Like all ardent gun control advocates, King insisted she doesn’t “want to take guns from responsible gun owners.”

In the second hour, King doubled down during an interview with Senator Mark Kelly (D-AZ), whose wife and former Congresswoman Gabby Giffords (D-AZ) was nearly killed in a January 2011 shooting.

King first asked what Kelly feels and thinks whenever he hears about a mass shooting, which gave Kelly room to promptly discard “the bipartisan Safer Communities Act, which is going to expand background checks and do a number of other things on this issue” as not enough.

Showing her lack of depth, King proclaimed: “But we all say this, we hear people say we got to do more. We all say we’re strong, we all say love overrules, hate doesn’t win. And then it happens again, and again, and again.”

“Yes, so we’re in this vicious mourn, pray, repeat cycle and it’s so frustrating to me because we all keep hearing the same thing and nothing changes,” she huffed.

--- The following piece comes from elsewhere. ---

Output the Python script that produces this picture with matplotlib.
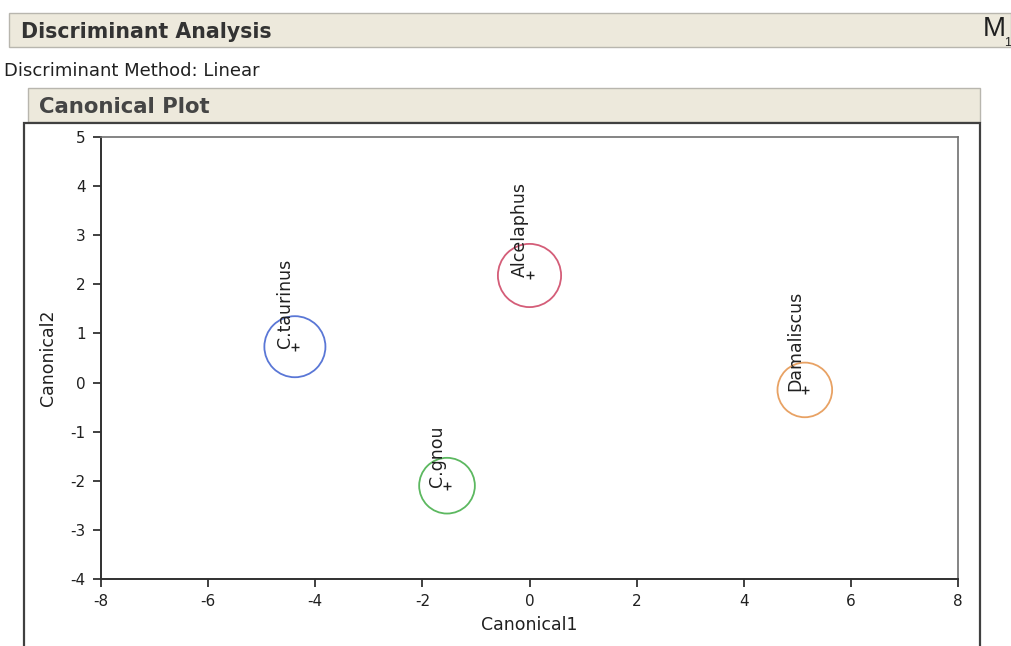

Kelly argued this comes down to Americans supporting candidates who support “background checks” and “safer communities”, but King lamented many Americans (read: Republicans) oppose that and thus they “think it’s okay to kill kids at school.”

A search of the NewsBusters archives revealed over a dozen examples of King calling for some form of gun control or casting vile aspersions on the American people.

The most vile example came in May 2022 after the slaughter inside Uvalde Elementary School when she smeared millions by saying certain “people just don’t want to do what needs to be done” to remove “assault rifles” from our country because “nobody needs” one and stop “blam[ing] [shootings] on the mental health” (click “expand”):

[T]here is something that can be done. People just don’t want to do what needs to be done. There is — I don’t even know how we can continue to watch this happen time after time after time, and say that it’s okay for these assault rifles to be on the streets, and now blame it on mental health. I don’t care who you are. Nobody needs an assault rifle in this country, unless you are a trained professional. It just doesn’t make any sense. So when we say there’s nothing we can do, that’s just not true and the pain that that man felt, I saw him say, you know, she was such a good girl. You know, she brushed her teeth every day. I mean, that was such a relatable, and such a thing that as parents, we all know, when we all rejoice. This pain is too much. This pain is too much. And we keep hearing this, too. Maybe this will be the time, maybe this will be the time. I have to keep holding onto that.

In May 2023, King lectured Senator Bill Cassidy (R-LA) that “it’s no longer a matter if” you’ll become a mass shooting victim, but “a matter of when” and falsely claimed “guns are still the leading cause of death for children.”

A month and a half earlier, King claimed after the Covenant School shooting that the country would be better off if Republicans banned “assault rifles” instead of “banning books”.

“I’ve come to the point, and it’s difficult to think that, that we live in a country where, apparently, we value guns over children. We value guns over the lives of fellow human beings,” she exclaimed.

Rewinding to 2022, King said on at least three occasions (here, here, and here) that the Second Amendment was only intended for muskets, thus claiming (and falsely so) that the Constitution allows for Congress to outright ban all sorts of firearms.

On May 25, 2022, she huffed she was convinced “when the Founding Fathers wrote that they were talking about muskets” and thus would support her calls to ban “assault rifles.” This has been such a long-held view of hers we found her as having said this back in 2015. That time, she claimed too many people own….AK-47s.

She’s made all kinds of other arguments in her time at CBS in the AM. In 2013, she questioned whether gun manufacturers put profits over “human lives”. Two years later, she blasted then-Governor Chris Christie (R-NJ) for opposing her style of gun control despite being a father. By December 2015, she claimed (vague) gun control measures would prevent mass shootings. And, in March 2019, she suggested the U.S. take New Zealand’s approach of mandatory, mass gun confiscation.